Recently, a Switch firmware leak got caught in the wind and not only was it carrying similar details but an extra surprise with it. According to the data, the new model will indeed have a Mariko chip with a die shrink for better cooling and power management. The display is also getting an upgrade but details were not fully disclosed. But the newest and most shocking detail revealed was a 4K UHD multimedia chipset installed in the dock.

This latest upgrade is the most significant of them all and for three obvious reasons. Firstly, it offers a simpler and cheaper way of achieving 4K gaming in docked mode.

That seems realistic considering Nintendo isn’t willing to sell its console at a loss yet is showing more willingness to provide third parties with reliable hardware this generation.

Secondly, the newly reworked dock would render the original obsolete. Word on the street is Nintendo could be planning to discontinue the original dock. Therefore, the plan for this new dock would be to have it phase out the original. And third, this extra chipset will likely come with its own system memory. In fact, it’s possible that all the extra memory could reside in the dock. However, one shouldn’t expect 1440p/4K games to run without some or many compromises.

The pricing

When it comes to incrementally upgraded consoles, the only caveat that seems to come to mind is the overall pricing.

However, analysts believe that the next model’s pricing would be comparable to that of its original when it was launched ($399). That’s likely because certain components including those that have been refined in production will have costs less as a result. The die shrink for the Tegra is a fine example.

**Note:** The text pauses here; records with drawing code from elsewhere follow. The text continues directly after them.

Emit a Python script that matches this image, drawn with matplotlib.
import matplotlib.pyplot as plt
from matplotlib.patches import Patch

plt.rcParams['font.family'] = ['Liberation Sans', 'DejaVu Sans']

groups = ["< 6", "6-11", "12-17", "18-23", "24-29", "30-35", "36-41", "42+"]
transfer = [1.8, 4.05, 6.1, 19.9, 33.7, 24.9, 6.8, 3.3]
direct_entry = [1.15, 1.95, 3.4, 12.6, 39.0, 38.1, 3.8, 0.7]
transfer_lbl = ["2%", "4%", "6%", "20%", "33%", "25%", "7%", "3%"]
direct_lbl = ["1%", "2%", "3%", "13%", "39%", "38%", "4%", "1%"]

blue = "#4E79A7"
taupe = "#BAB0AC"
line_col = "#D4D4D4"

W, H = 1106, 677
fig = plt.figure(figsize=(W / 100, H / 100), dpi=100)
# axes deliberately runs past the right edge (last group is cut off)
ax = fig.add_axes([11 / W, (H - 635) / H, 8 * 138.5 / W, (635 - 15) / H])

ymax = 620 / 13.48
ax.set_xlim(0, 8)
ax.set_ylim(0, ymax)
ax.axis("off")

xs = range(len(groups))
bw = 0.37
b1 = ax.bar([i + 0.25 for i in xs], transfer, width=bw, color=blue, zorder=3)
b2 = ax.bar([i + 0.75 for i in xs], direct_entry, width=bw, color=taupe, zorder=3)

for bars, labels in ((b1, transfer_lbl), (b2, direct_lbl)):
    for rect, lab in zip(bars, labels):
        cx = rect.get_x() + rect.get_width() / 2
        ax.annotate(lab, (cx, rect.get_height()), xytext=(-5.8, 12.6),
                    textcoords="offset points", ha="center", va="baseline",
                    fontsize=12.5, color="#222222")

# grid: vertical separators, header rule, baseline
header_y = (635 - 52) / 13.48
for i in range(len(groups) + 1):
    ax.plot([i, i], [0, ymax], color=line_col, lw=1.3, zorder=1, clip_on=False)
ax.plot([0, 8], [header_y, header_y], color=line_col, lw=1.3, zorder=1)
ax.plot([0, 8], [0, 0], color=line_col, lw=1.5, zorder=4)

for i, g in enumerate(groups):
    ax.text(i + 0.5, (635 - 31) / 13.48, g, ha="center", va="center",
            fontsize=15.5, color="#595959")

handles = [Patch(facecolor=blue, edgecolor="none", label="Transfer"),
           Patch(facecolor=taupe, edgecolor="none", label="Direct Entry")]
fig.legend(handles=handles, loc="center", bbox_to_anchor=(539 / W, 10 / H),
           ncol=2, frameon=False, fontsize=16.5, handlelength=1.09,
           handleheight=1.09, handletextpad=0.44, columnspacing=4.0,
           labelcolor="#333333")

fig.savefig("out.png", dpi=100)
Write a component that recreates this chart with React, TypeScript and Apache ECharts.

As such, this pricing might not change even when the upgraded dock is factored in. In comparison, the regular Switch is going for $299 while its Lite counterpart is $199, currently. But thanks to subtle tweaks for upgrades combined with the refinement in production, the added cost of the new model could be kept well within the $50 - $100 range.

Updated specs sheet

Now that the latest information has been skimmed through, it’s time to take what’s been learnt so far and put it all together.

By comparing all of the information collected to date and eliminating what doesn’t fit, it’s easy to hypothesize the most relevant specs sheet for the Switch Pro. Again, nothing here is quite definitive but the recurring information has led to the following specs outlined:



  • Dimensions: 4 x 9.4 x 0.6 inches (or larger)
  • Weight: 14.1 ounces
  • SoC: Nvidia Tegra X1+, (theoretically 14nm or 12nm FinFET)
  • CPU: ARM Cortex-A57 quad-core (theoretically 2 GHz MAX)
  • GPU: 256 Maxwell-based CUDA Cores (theoretically 1.4 GHz MAX)
  • Display: 6.2-inch OLED, 1280 x 720 (or larger)
  • Memory: 4 GB - 8 GB LPDDR4 1333/1600 MHz
  • Storage: 32 GB - 256 GB microSD/microSDHC/microSDXC (upgradable up to 2 TB cards)
  • Expansion Slot: Nintendo Switch Game Card slot
  • Connectors: USB Type-C
  • Sensors: Accelerometer, Ambient Light sensor, Gyro sensor
  • WiFi: 802.11a/b/g/n/ac, Bluetooth 4.1
  • Battery: Lithium-ion 4310 mAh (theoretically 12 hr-battery life MAX)
  • Undocked Output: 720p/1080p
  • Docked Output: 1080p/1440p/4K UHD


  • Dimensions: 4.1 x 6.8 x 2.2 inches
  • Weight: Hypothetically 12 ounces
  • CPU/GPU: Unnamed unit, Realtek compatible, 4K UHD multimedia
  • Memory: Unspecified
  • Connectors: 2 USB 2.0/3.0 Ports, System connector, AC Adaptor Ports, HDMI


Overall, this in-depth analysis into the Switch Pro makes it sound a little more relevant and competitive in the market.

It also offers the most plausible outcome with its clever tweaks and overhauls as speculated, though it could still remain graphically impotent in comparison.

Still, these hypothesized specifications are probably the most sound to date as all of the necessary check boxes have been ticked: Suitable hardware, market trends and cost control. All that’s left to do now is to wait on Nintendo.